On Mar 22, 2012, at 2:23 PM, Adam Williamson wrote:
On Thu, 2012-03-22 at 14:08 -0600, Chris Murphy wrote:
> The overwhelming bulk of the market is consumption. Not creation. And
> the growth is in the former, not the latter.
I would still like you to consider the question of whether this holds
for the Fedora case, though. Is Fedora as a project in fact suitable -
either in current implementation, or in terms of our self-definition and
long term goals - for this whole 'market' you are identifying as a
single entity? Are we in fact truly interested in producing code for
these content consumption devices? Is that what we're doing?
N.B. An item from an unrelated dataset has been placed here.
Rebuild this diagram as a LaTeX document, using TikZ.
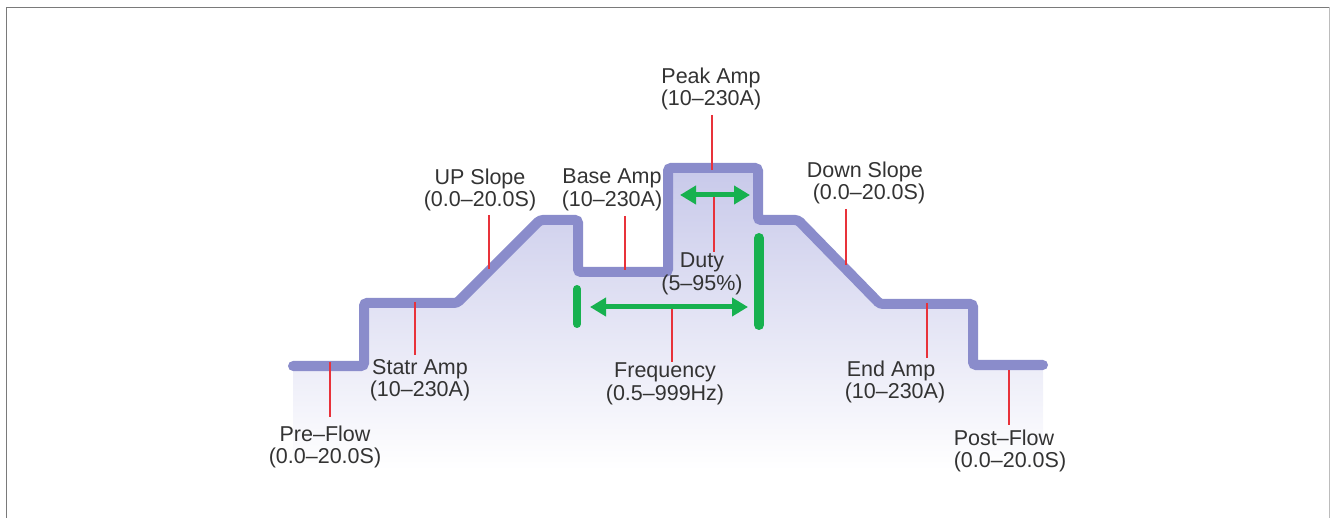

I'm not well versed on what Fedora is interested in, other than the broad relationship
with Red Hat that most anyone paying attention can realize the mutual benefits.
But RHEL and Fedora are not strictly server, developer, research oriented. Business,
government, educational desktops and even to some degree regular Joe User, are target
markets. Perhaps Joe User is incidental. I don't know what any of these percentages
are to either Red Hat or Fedora, but it's unlikely this sub-market (non-server,
non-developer, non-research and non-geek) is going to behave radically differently with
respect to computer form factor than the larger non-Linux computer market. These
businesses, governments, schools, regular users, are looking for innovation in any case.
Is Red Hat / Fedora interested in those sub-markets? I think they are. If so, the growth
area is where those sub-markets are headed and that's definitely not desktop. Laptop
is still a growth area for a bit longer. But clearly the biggest growth non-server,
non-developer, non-geek sub-market slice is also not desktop, nor laptop.